Most of the magnificent library had to be sold off (there was so much interest in the first sale it was reported in The New York Times) as was much of the Egyptian collection. The statues of Sekhmet ended up in the Metropolitan Museum of Art, and the Amherst Papyrus also headed to America.
Perhaps the stress of the events and the loss of precious collections was too much for Lord Amherst - two further auctions were held in December 1908 and March 1909 containing over 1,000 lots, and he died just a few weeks after the first one.
A year later Amherst’s daughter Mary sold the hall and its estate to Colonel Herbert Smith, who modernised the house and added a cricket pitch to the grounds. It was during his time that the estate was requisitioned by the army - it was the headquarters for the commander of the British Second Army during the D-Day landings.

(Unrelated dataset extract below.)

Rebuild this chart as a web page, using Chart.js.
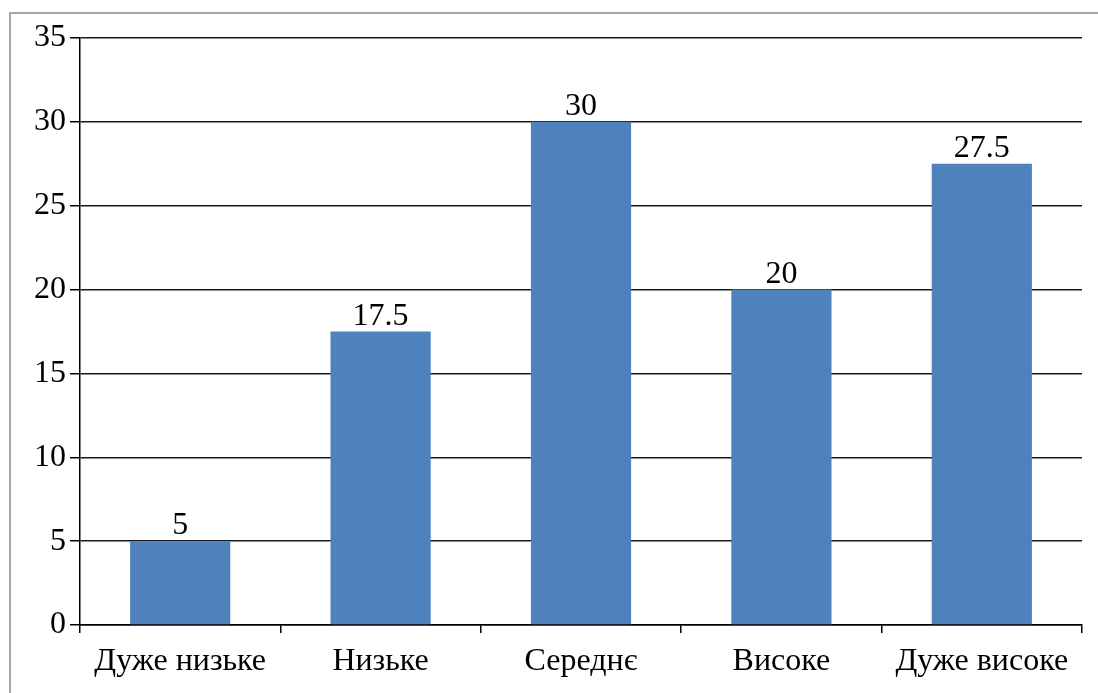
<!DOCTYPE html>
<html>
<head>
<meta charset="utf-8">
<script src="https://cdn.jsdelivr.net/npm/chart.js@4/dist/chart.umd.min.js"></script>
<style>
  html, body { margin: 0; padding: 0; background: #fff; }
  #wrap { position: relative; width: 1098px; height: 693px; }
  #frame { position: absolute; left: 9px; top: 12px; right: 0; bottom: 0;
           border-left: 2px solid #a6a6a6; border-top: 2px solid #a6a6a6; }
  canvas { position: absolute; left: 0; top: 0; }
</style>
</head>
<body>
<div id="wrap">
  <div id="frame"></div>
  <canvas id="c" width="1098" height="693"></canvas>
</div>
<script>
// Rating levels and the share (%) in each level
const categories = ['Дуже низьке', 'Низьке', 'Середнє', 'Високе', 'Дуже високе'];
const values = [5, 17.5, 30, 20, 27.5];
const valueLabels = ['5', '17.5', '30', '20', '27.5'];
const yTicks = [0, 5, 10, 15, 20, 25, 30, 35];

const serif = '"Liberation Serif", "Times New Roman", serif';

// Writes each bar's value just above it
const barValues = {
  id: 'barValues',
  afterDatasetsDraw(chart) {
    const ctx = chart.ctx;
    const meta = chart.getDatasetMeta(0);
    ctx.save();
    ctx.font = '32px ' + serif;
    ctx.fillStyle = '#000';
    ctx.textAlign = 'center';
    ctx.textBaseline = 'alphabetic';
    meta.data.forEach((bar, i) => {
      ctx.fillText(valueLabels[i], bar.x, bar.y - 7);
    });
    ctx.restore();
  }
};

new Chart(document.getElementById('c'), {
  type: 'bar',
  data: {
    labels: categories,
    datasets: [{
      data: values,
      backgroundColor: '#4f81bd',
      borderWidth: 0,
      categoryPercentage: 0.5,
      barPercentage: 1.0
    }]
  },
  options: {
    responsive: false,
    animation: false,
    devicePixelRatio: 1,
    layout: { padding: { top: 38, right: 16, left: 0, bottom: 0 } },
    plugins: { legend: { display: false }, tooltip: { enabled: false } },
    scales: {
      x: {
        offset: true,
        grid: {
          offset: true,
          drawOnChartArea: true,
          color: (c) => (c.index === categories.length ? '#a6a6a6' : 'rgba(0,0,0,0)'),
          tickColor: '#000',
          tickLength: 8,
          lineWidth: 1.5
        },
        border: { display: true, color: '#000', width: 1.5 },
        ticks: {
          color: '#000',
          font: { family: serif, size: 32 },
          padding: 9,
          maxRotation: 0,
          autoSkip: false
        },
        afterFit(scale) { scale.height = 68; }
      },
      y: {
        min: 0,
        max: 35,
        afterBuildTicks(scale) { scale.ticks = yTicks.map(v => ({ value: v })); },
        grid: {
          color: '#1a1a1a',
          tickColor: '#000',
          tickLength: 10,
          lineWidth: 1.5
        },
        border: { display: true, color: '#000', width: 1.5 },
        ticks: {
          color: '#000',
          font: { family: serif, size: 32 },
          padding: 4
        },
        afterFit(scale) { scale.width = 80; }
      }
    }
  },
  plugins: [barValues]
});
</script>
</body>
</html>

By the summer of 1945 however, Didlington Hall was in a very poor state. Damage and neglect during the war years made its repair uneconomic and Colonel Smith died in the same year (1949) the decision was taken to demolish it.
A two-day sale in April 1950 saw the hall’s interior stripped of its marble chimneypieces, oak staircases and its decorative panelling and flooring - and a final sale two years later saw people buying up the window frames, baths, joists and doors before the demolition work began.
Today, a new property sits on the site of Didlington Hall, but apart from mentions on museum labels around the world, virtually only one thing remains of this once-magnificent estate and its incredible collections - a stunning landscape in the heart of Norfolk.